Despite what MDRC describes as the success of New York City’s small school of choice for increasing the number of high school students’ graduating on time and matriculating at institutions of higher education, the reports cited here document that the New York City school district’s chosen policy of opening small high schools has not helped an enormous group of students who remain in its large comprehensive high schools.  School choice, after all, is a strategy designed to serve the students and parents who are active choosers.  I am encouraged to read Elizabeth Harris’s  NY Times story about Santiago Taveras, who, as deputy schools chancellor, helped implement Mayor Bloomberg’s strategy of opening small schools of choice and closing comprehensive high schools.  Taveras has now accepted the challenge of serving as principal of the 2,200 student, DeWitt Clinton High School in the Bronx: “When I heard de Blasio say he wasn’t going to close schools, I thought, ‘That’s interesting. What are we doing to do instead? I want to be part of that.'”

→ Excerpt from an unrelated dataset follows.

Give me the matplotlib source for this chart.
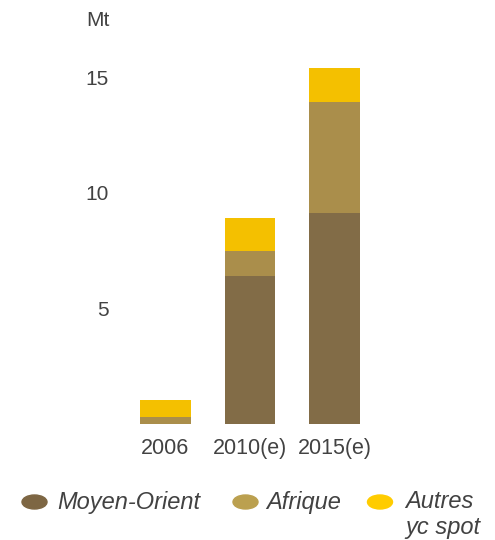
import numpy as np
import matplotlib
matplotlib.use('Agg')
import matplotlib.pyplot as plt
from matplotlib.patches import Ellipse

plt.rcParams['font.family'] = ['Liberation Sans', 'DejaVu Sans']

# data (Mt)
years = ['2006', '2010(e)', '2015(e)']
moyen_orient = [0.0, 6.4, 9.15]
afrique = [0.3, 1.1, 4.8]
autres = [0.75, 1.4, 1.45]
series_names = ['Moyen-Orient', 'Afrique', 'Autres\nyc spot']
y_ticks = [5, 10, 15]

bar_colors = ['#826C47', '#AA8E4B', '#F4C000']
legend_colors = ['#7D6643', '#BBA04F', '#FFCC00']
text_col = '#424242'

W, H = 495, 540
fig = plt.figure(figsize=(W / 100, H / 100), dpi=100)

# axes placed in pixels: bars centred at 165.5, 250, 335 px; zero at y=424 px
px_per_cat = 84.5
x0_px = 165.5
ax_left, ax_right = 120, 380
ax_bottom, ax_top = 424, 60
px_per_unit = 23.1
ax = fig.add_axes([ax_left / W, 1 - ax_bottom / H,
                   (ax_right - ax_left) / W, (ax_bottom - ax_top) / H])

x = np.arange(len(years))
bottom = np.zeros(len(years))
for vals, col in zip([moyen_orient, afrique, autres], bar_colors):
    ax.bar(x, vals, width=0.6, bottom=bottom, color=col, linewidth=0)
    bottom += np.array(vals)

ax.set_xlim((ax_left - x0_px) / px_per_cat, (ax_right - x0_px) / px_per_cat)
ax.set_ylim(0, (ax_bottom - ax_top) / px_per_unit)
ax.set_xticks(x)
ax.set_xticklabels(years, fontsize=15.5)
ax.set_yticks(y_ticks)
ax.set_yticklabels([str(t) for t in y_ticks], fontsize=15)
ax.tick_params(length=0, colors=text_col)
ax.tick_params(axis='y', pad=8)
ax.tick_params(axis='x', pad=10)
for s in ax.spines.values():
    s.set_visible(False)

fig.text(110 / W, 1 - 20 / H, 'Mt', ha='right', va='center',
         fontsize=15, color=text_col)

# legend drawn by hand
marker_x = [34.5, 245.5, 380]
text_x = [57, 266, 405]
leg_y = 502
for mx, tx, name, col in zip(marker_x, text_x, series_names, legend_colors):
    fig.patches.append(Ellipse((mx / W, 1 - leg_y / H), 25 / W, 14 / H,
                               transform=fig.transFigure, color=col))
    fig.text(tx / W, 1 - (leg_y - 11.5) / H, name, ha='left', va='top',
             fontsize=17, style='italic', color=text_col, linespacing=1.15)

fig.savefig('out.png', dpi=100)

Harris summarizes the history of dumping high-needs students in the city’s comprehensive high schools: “But as hundreds of small schools opened, principals and teachers at the remaining large schools like Clinton often complained—and statistics often corroborated—that they were getting disproportionately high numbers of the most challenging students.  ‘It was like a light switch going off—like, oh, my gosh, where did these kids come from?’ said Ann Neary, an Advanced Placement literature teacher who has been at Clinton for 10 years.  ‘We have some fabulous students, and that’s why I teach here every day, but we got a lot of kids who couldn’t possibly have graduated in four years, and were totally happy to teach them and to help them. But then we got slapped on the wrist for students not graduating on time.'”

Norman Wechsler, the principal of DeWitt Clinton High School in the 1990s, reflects upon the challenge Santiago Taveras has undertaken by agreeing to turn around the large school after all the years of New York’s assigning students with high needs to its comprehensive high schools: “It’s much more difficult now than when I did it.  The school now has a very, very high percentage of students who are very highly at risk.”

With Mayor de Blasio and his chancellor Carmen Farina committing to provide far more support for schools like DeWitt Clinton, Mr. Tavaras faces an enormous challenge and an urgently important opportunity.  The school leadership in New York City is acknowledging a reality that was denied for too long as small high schools were New York’s latest flavor of the day. Comprehensive high schools can be made to turn their very size into an asset for their students.  Harris explains in her NY Times story: “as a large school, Clinton does have some advantages, like a wider variety of classes, teams and extracurricular activities than small schools can generally manage.”  Harris quotes DeWitt Clinton’s music teacher and coordinator of student activities: “We have beginning  band, intermediate band and marching band; we have beginning chorus, intermediate chorus and advanced chorus; and we have those three levels in guitar.  The reason we have all that is the number of students substantiates a large number of staff.”